Frank Rainbow, keenly interested in two-wheelers, was given the brief to produce a Villiers powered machine which could be built using a minimum of tooling and equipment. The very strong ladder chassis was to be bent in Wales by Tube Investments, who produced the Swallow sidecar chassis. The prototype and the first series machines relied upon a rather modern-looking to our eyes "air dam" under the steel floor to duct air to the Villiers 9D 122cc engine. The bodywork was all steel, access to the tank, tap and tools being under the seat and Villiers direct lighting was used. The Gadabout was announced to the motorcycle press and featured in "The Motor Cycle" on November 28th 1946, billed as the "British Two-wheeler for Mr & Mrs Everyman". The Gadabout was a successful machine, being adopted by public bodies including the Staffordshire Constabulary, as a lightweight runabout. Slow traffic could cause overheating though, and Frank Rainbow engineered a version modified to fan cooling. Some 2000 were sold.

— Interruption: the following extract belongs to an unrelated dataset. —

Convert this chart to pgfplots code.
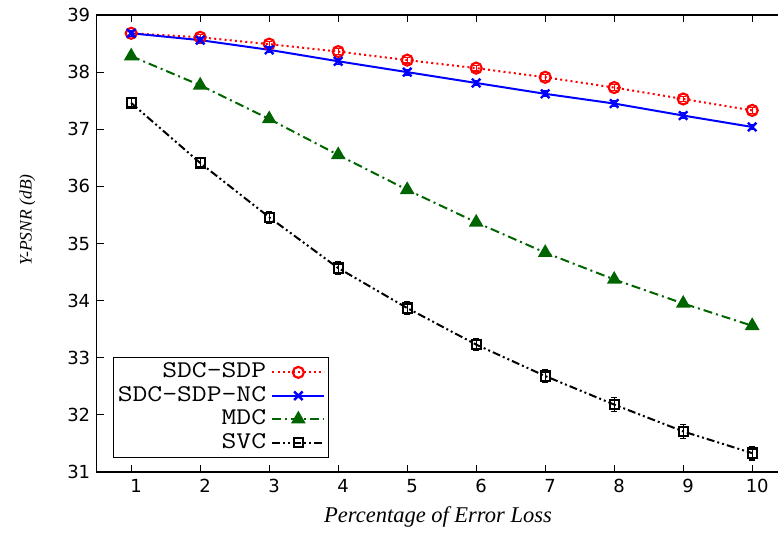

In 1949 the Mark II model was introduced, it had rubber in torsion front suspension and the foot-change Villiers 10D engine with fan-cooling. Both Gadabout models had been available with a Swallow box sidecar, named the Gadabout Commercial and some later Mark II models were given the Villiers 6E 197cc engine becoming the Gadabout Commercial Major Mark III.
Available information is scarce. Like Swallow's sidecar manuals the Gadabout material was typed and duplicated - save for a beautiful full colour catalogue for the Mark I - and is difficult to find. Surviving Gadabout machines are not easy to find either, but author Bob Cordon-Champ has restored a pair and can supply dating and other information.
As a postscript, it seems that Eric Sanders was happy enough to commission Frank Rainbow to design a successor. Frank did so; an elegant lightweight scooter powered by a Villiers 1F engine. Sadly it was never produced, although the prototype Joyrider survives. Frank also went on to design Swallow's entry into the sports car market, the excellent Swallow Dorretti.